* [EXERCISE GOAL]: Omit every picture and return the rest of the data unaltered.

* [DATA LINES]:
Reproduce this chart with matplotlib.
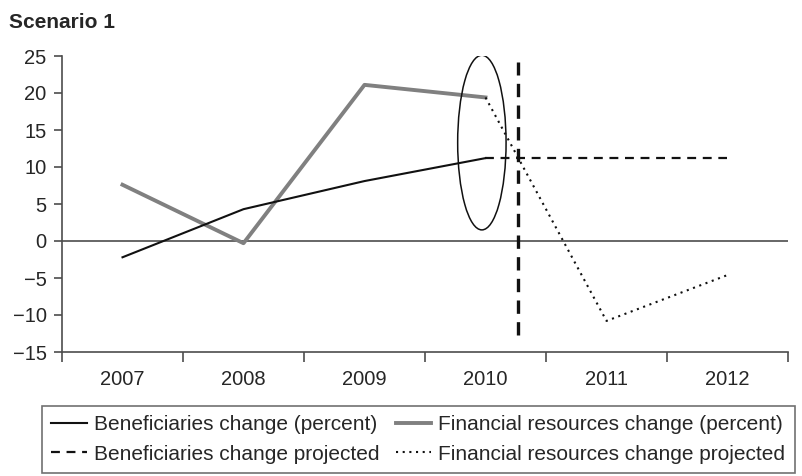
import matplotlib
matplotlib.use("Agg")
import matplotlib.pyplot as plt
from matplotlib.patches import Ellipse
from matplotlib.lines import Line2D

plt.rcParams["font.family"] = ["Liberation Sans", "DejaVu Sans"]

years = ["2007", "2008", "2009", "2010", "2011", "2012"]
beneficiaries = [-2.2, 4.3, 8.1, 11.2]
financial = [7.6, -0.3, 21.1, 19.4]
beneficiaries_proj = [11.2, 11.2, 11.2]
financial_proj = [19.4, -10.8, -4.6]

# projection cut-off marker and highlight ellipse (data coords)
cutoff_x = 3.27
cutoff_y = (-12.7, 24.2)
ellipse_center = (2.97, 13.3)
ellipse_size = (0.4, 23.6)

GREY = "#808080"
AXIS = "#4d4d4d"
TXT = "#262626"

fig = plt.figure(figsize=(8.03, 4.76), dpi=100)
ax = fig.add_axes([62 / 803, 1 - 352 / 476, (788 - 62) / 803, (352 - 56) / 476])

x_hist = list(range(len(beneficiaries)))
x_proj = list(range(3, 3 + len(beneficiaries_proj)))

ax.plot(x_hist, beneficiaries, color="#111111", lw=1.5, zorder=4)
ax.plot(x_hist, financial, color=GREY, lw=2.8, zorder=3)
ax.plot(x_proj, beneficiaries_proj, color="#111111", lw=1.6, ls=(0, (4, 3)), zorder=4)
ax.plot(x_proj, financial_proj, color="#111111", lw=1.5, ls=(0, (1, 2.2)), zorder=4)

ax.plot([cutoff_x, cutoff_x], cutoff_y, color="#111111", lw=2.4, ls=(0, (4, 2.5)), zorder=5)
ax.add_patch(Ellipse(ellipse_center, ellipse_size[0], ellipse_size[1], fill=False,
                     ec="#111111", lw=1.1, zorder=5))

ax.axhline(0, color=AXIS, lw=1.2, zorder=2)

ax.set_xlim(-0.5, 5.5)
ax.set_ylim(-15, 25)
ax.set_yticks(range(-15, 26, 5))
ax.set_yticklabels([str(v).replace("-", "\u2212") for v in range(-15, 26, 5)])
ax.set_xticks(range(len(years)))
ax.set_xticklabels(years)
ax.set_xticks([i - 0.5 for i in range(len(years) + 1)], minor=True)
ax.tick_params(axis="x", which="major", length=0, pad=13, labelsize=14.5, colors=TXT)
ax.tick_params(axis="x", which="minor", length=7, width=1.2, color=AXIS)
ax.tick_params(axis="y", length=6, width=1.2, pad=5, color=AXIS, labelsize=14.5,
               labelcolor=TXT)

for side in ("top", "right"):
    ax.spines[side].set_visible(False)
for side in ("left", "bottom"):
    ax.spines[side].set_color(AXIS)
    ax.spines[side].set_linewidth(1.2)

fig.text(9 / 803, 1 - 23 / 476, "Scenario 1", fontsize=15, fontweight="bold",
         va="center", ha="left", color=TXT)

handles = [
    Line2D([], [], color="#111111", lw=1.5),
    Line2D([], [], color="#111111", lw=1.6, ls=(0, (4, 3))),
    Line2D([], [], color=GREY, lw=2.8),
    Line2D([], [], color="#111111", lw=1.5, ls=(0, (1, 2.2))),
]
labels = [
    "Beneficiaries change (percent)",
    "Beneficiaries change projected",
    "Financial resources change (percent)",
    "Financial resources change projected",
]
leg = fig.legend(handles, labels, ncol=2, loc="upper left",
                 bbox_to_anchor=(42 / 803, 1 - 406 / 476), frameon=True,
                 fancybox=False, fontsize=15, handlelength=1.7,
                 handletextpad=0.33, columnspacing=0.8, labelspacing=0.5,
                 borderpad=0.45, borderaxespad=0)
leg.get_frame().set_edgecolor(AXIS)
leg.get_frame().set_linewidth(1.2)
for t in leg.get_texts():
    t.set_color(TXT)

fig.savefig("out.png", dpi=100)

* [ANSWER TO THE EXERCISE]:
Reproduce this chart with matplotlib.
import matplotlib
matplotlib.use("Agg")
import matplotlib.pyplot as plt
from matplotlib.patches import Ellipse
from matplotlib.lines import Line2D

plt.rcParams["font.family"] = ["Liberation Sans", "DejaVu Sans"]

years = ["2007", "2008", "2009", "2010", "2011", "2012"]
beneficiaries = [-2.2, 4.3, 8.1, 11.2]
financial = [7.6, -0.3, 21.1, 19.4]
beneficiaries_proj = [11.2, 11.2, 11.2]
financial_proj = [19.4, -10.8, -4.6]

# projection cut-off marker and highlight ellipse (data coords)
cutoff_x = 3.27
cutoff_y = (-12.7, 24.2)
ellipse_center = (2.97, 13.3)
ellipse_size = (0.4, 23.6)

GREY = "#808080"
AXIS = "#4d4d4d"
TXT = "#262626"

fig = plt.figure(figsize=(8.03, 4.76), dpi=100)
ax = fig.add_axes([62 / 803, 1 - 352 / 476, (788 - 62) / 803, (352 - 56) / 476])

x_hist = list(range(len(beneficiaries)))
x_proj = list(range(3, 3 + len(beneficiaries_proj)))

ax.plot(x_hist, beneficiaries, color="#111111", lw=1.5, zorder=4)
ax.plot(x_hist, financial, color=GREY, lw=2.8, zorder=3)
ax.plot(x_proj, beneficiaries_proj, color="#111111", lw=1.6, ls=(0, (4, 3)), zorder=4)
ax.plot(x_proj, financial_proj, color="#111111", lw=1.5, ls=(0, (1, 2.2)), zorder=4)

ax.plot([cutoff_x, cutoff_x], cutoff_y, color="#111111", lw=2.4, ls=(0, (4, 2.5)), zorder=5)
ax.add_patch(Ellipse(ellipse_center, ellipse_size[0], ellipse_size[1], fill=False,
                     ec="#111111", lw=1.1, zorder=5))

ax.axhline(0, color=AXIS, lw=1.2, zorder=2)

ax.set_xlim(-0.5, 5.5)
ax.set_ylim(-15, 25)
ax.set_yticks(range(-15, 26, 5))
ax.set_yticklabels([str(v).replace("-", "\u2212") for v in range(-15, 26, 5)])
ax.set_xticks(range(len(years)))
ax.set_xticklabels(years)
ax.set_xticks([i - 0.5 for i in range(len(years) + 1)], minor=True)
ax.tick_params(axis="x", which="major", length=0, pad=13, labelsize=14.5, colors=TXT)
ax.tick_params(axis="x", which="minor", length=7, width=1.2, color=AXIS)
ax.tick_params(axis="y", length=6, width=1.2, pad=5, color=AXIS, labelsize=14.5,
               labelcolor=TXT)

for side in ("top", "right"):
    ax.spines[side].set_visible(False)
for side in ("left", "bottom"):
    ax.spines[side].set_color(AXIS)
    ax.spines[side].set_linewidth(1.2)

fig.text(9 / 803, 1 - 23 / 476, "Scenario 1", fontsize=15, fontweight="bold",
         va="center", ha="left", color=TXT)

handles = [
    Line2D([], [], color="#111111", lw=1.5),
    Line2D([], [], color="#111111", lw=1.6, ls=(0, (4, 3))),
    Line2D([], [], color=GREY, lw=2.8),
    Line2D([], [], color="#111111", lw=1.5, ls=(0, (1, 2.2))),
]
labels = [
    "Beneficiaries change (percent)",
    "Beneficiaries change projected",
    "Financial resources change (percent)",
    "Financial resources change projected",
]
leg = fig.legend(handles, labels, ncol=2, loc="upper left",
                 bbox_to_anchor=(42 / 803, 1 - 406 / 476), frameon=True,
                 fancybox=False, fontsize=15, handlelength=1.7,
                 handletextpad=0.33, columnspacing=0.8, labelspacing=0.5,
                 borderpad=0.45, borderaxespad=0)
leg.get_frame().set_edgecolor(AXIS)
leg.get_frame().set_linewidth(1.2)
for t in leg.get_texts():
    t.set_color(TXT)

fig.savefig("out.png", dpi=100)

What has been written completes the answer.